-- Begin Supplied data --

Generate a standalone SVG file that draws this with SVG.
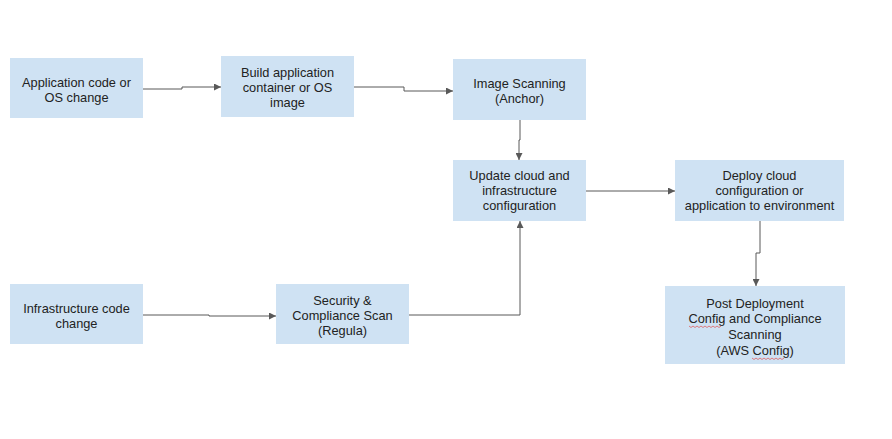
<svg xmlns="http://www.w3.org/2000/svg" width="892" height="439" viewBox="0 0 892 439">
<style>
.box{fill:#cfe2f3;stroke:none}
.t{font-family:"Liberation Sans",Arial,sans-serif;font-size:12.8px;fill:#222;text-anchor:middle}
.c{fill:none;stroke:#595959;stroke-width:1}
.sq{fill:none;stroke:#e06060;stroke-width:0.8}
</style>
<defs>
<marker id="ah" viewBox="0 0 10 10" refX="10" refY="5" markerWidth="7" markerHeight="7" orient="auto" markerUnits="userSpaceOnUse">
<path d="M0,0 L10,5 L0,10 z" fill="#595959"/>
</marker>
</defs>
<rect width="892" height="439" fill="#fff"/>
<g id="connectors">
<path class="c" d="M143,89 H182 V87 H221" marker-end="url(#ah)"/>
<path class="c" d="M354,87 H404 V91 H453" marker-end="url(#ah)"/>
<path class="c" d="M520,120 V140 H519 V160" marker-end="url(#ah)"/>
<path class="c" d="M586,191 H675" marker-end="url(#ah)"/>
<path class="c" d="M143,315 H209 V316 H276" marker-end="url(#ah)"/>
<path class="c" d="M409,315 H520 V221" marker-end="url(#ah)"/>
<path class="c" d="M760,221 V253 H756 V286" marker-end="url(#ah)"/>
</g>
<g id="app-code">
<rect class="box" x="10" y="58" width="133" height="60"/>
<text class="t" x="76.5" y="87">Application code or</text>
<text class="t" x="76.5" y="102">OS change</text>
</g>
<g id="build">
<rect class="box" x="221" y="56" width="133" height="61"/>
<text class="t" x="287.5" y="77">Build application</text>
<text class="t" x="287.5" y="92">container or OS</text>
<text class="t" x="287.5" y="107">image</text>
</g>
<g id="image-scan">
<rect class="box" x="453" y="59" width="133" height="61"/>
<text class="t" x="519.5" y="88">Image Scanning</text>
<text class="t" x="519.5" y="103">(Anchor)</text>
</g>
<g id="update">
<rect class="box" x="453" y="160" width="133" height="61"/>
<text class="t" x="519.5" y="180">Update cloud and</text>
<text class="t" x="519.5" y="195">infrastructure</text>
<text class="t" x="519.5" y="210">configuration</text>
</g>
<g id="deploy">
<rect class="box" x="675" y="160" width="169" height="61"/>
<text class="t" x="759.5" y="180">Deploy cloud</text>
<text class="t" x="759.5" y="195">configuration or</text>
<text class="t" x="759.5" y="210">application to environment</text>
</g>
<g id="infra-code">
<rect class="box" x="10" y="284" width="133" height="60"/>
<text class="t" x="76.5" y="313">Infrastructure code</text>
<text class="t" x="76.5" y="328">change</text>
</g>
<g id="security">
<rect class="box" x="276" y="284" width="133" height="60"/>
<text class="t" x="342.5" y="305">Security &amp;</text>
<text class="t" x="342.5" y="320">Compliance Scan</text>
<text class="t" x="342.5" y="335">(Regula)</text>
</g>
<g id="post">
<rect class="box" x="665" y="286" width="180" height="78"/>
<text class="t" x="755" y="308">Post Deployment</text>
<text class="t" x="755" y="323">Config and Compliance</text>
<text class="t" x="755" y="339">Scanning</text>
<text class="t" x="755" y="355">(AWS Config)</text>
<path class="sq" d="M689,326 l2,1.5 l2,-1.5 l2,1.5 l2,-1.5 l2,1.5 l2,-1.5 l2,1.5 l2,-1.5 l2,1.5 l2,-1.5 l2,1.5 l2,-1.5 l2,1.5 l2,-1.5 l2,1.5 l2,-1.5"/>
<path class="sq" d="M752,358 l2,1.5 l2,-1.5 l2,1.5 l2,-1.5 l2,1.5 l2,-1.5 l2,1.5 l2,-1.5 l2,1.5 l2,-1.5 l2,1.5 l2,-1.5 l2,1.5 l2,-1.5 l2,1.5 l2,-1.5"/>
</g>
</svg>
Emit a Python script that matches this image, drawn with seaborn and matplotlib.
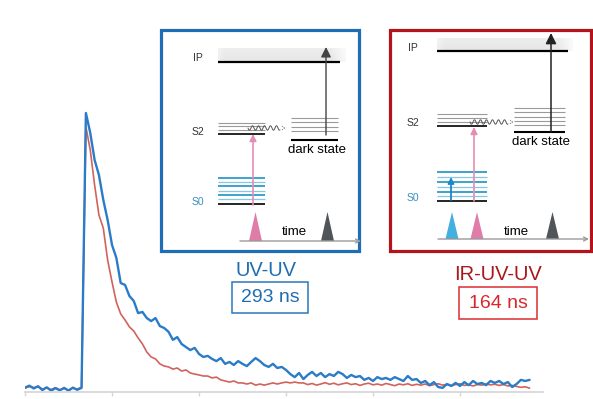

-- End Supplied data --

Exercise objective: Copy the data exactly. Any picture it contains is to be omitted.

Expected answer:
Generate a standalone SVG file that draws this with SVG.
<svg xmlns="http://www.w3.org/2000/svg" width="892" height="439" viewBox="0 0 892 439">
<style>
.box{fill:#cfe2f3;stroke:none}
.t{font-family:"Liberation Sans",Arial,sans-serif;font-size:12.8px;fill:#222;text-anchor:middle}
.c{fill:none;stroke:#595959;stroke-width:1}
.sq{fill:none;stroke:#e06060;stroke-width:0.8}
</style>
<defs>
<marker id="ah" viewBox="0 0 10 10" refX="10" refY="5" markerWidth="7" markerHeight="7" orient="auto" markerUnits="userSpaceOnUse">
<path d="M0,0 L10,5 L0,10 z" fill="#595959"/>
</marker>
</defs>
<rect width="892" height="439" fill="#fff"/>
<g id="connectors">
<path class="c" d="M143,89 H182 V87 H221" marker-end="url(#ah)"/>
<path class="c" d="M354,87 H404 V91 H453" marker-end="url(#ah)"/>
<path class="c" d="M520,120 V140 H519 V160" marker-end="url(#ah)"/>
<path class="c" d="M586,191 H675" marker-end="url(#ah)"/>
<path class="c" d="M143,315 H209 V316 H276" marker-end="url(#ah)"/>
<path class="c" d="M409,315 H520 V221" marker-end="url(#ah)"/>
<path class="c" d="M760,221 V253 H756 V286" marker-end="url(#ah)"/>
</g>
<g id="app-code">
<rect class="box" x="10" y="58" width="133" height="60"/>
<text class="t" x="76.5" y="87">Application code or</text>
<text class="t" x="76.5" y="102">OS change</text>
</g>
<g id="build">
<rect class="box" x="221" y="56" width="133" height="61"/>
<text class="t" x="287.5" y="77">Build application</text>
<text class="t" x="287.5" y="92">container or OS</text>
<text class="t" x="287.5" y="107">image</text>
</g>
<g id="image-scan">
<rect class="box" x="453" y="59" width="133" height="61"/>
<text class="t" x="519.5" y="88">Image Scanning</text>
<text class="t" x="519.5" y="103">(Anchor)</text>
</g>
<g id="update">
<rect class="box" x="453" y="160" width="133" height="61"/>
<text class="t" x="519.5" y="180">Update cloud and</text>
<text class="t" x="519.5" y="195">infrastructure</text>
<text class="t" x="519.5" y="210">configuration</text>
</g>
<g id="deploy">
<rect class="box" x="675" y="160" width="169" height="61"/>
<text class="t" x="759.5" y="180">Deploy cloud</text>
<text class="t" x="759.5" y="195">configuration or</text>
<text class="t" x="759.5" y="210">application to environment</text>
</g>
<g id="infra-code">
<rect class="box" x="10" y="284" width="133" height="60"/>
<text class="t" x="76.5" y="313">Infrastructure code</text>
<text class="t" x="76.5" y="328">change</text>
</g>
<g id="security">
<rect class="box" x="276" y="284" width="133" height="60"/>
<text class="t" x="342.5" y="305">Security &amp;</text>
<text class="t" x="342.5" y="320">Compliance Scan</text>
<text class="t" x="342.5" y="335">(Regula)</text>
</g>
<g id="post">
<rect class="box" x="665" y="286" width="180" height="78"/>
<text class="t" x="755" y="308">Post Deployment</text>
<text class="t" x="755" y="323">Config and Compliance</text>
<text class="t" x="755" y="339">Scanning</text>
<text class="t" x="755" y="355">(AWS Config)</text>
<path class="sq" d="M689,326 l2,1.5 l2,-1.5 l2,1.5 l2,-1.5 l2,1.5 l2,-1.5 l2,1.5 l2,-1.5 l2,1.5 l2,-1.5 l2,1.5 l2,-1.5 l2,1.5 l2,-1.5 l2,1.5 l2,-1.5"/>
<path class="sq" d="M752,358 l2,1.5 l2,-1.5 l2,1.5 l2,-1.5 l2,1.5 l2,-1.5 l2,1.5 l2,-1.5 l2,1.5 l2,-1.5 l2,1.5 l2,-1.5 l2,1.5 l2,-1.5 l2,1.5 l2,-1.5"/>
</g>
</svg>
Emit a Python script that matches this image, drawn with seaborn and matplotlib.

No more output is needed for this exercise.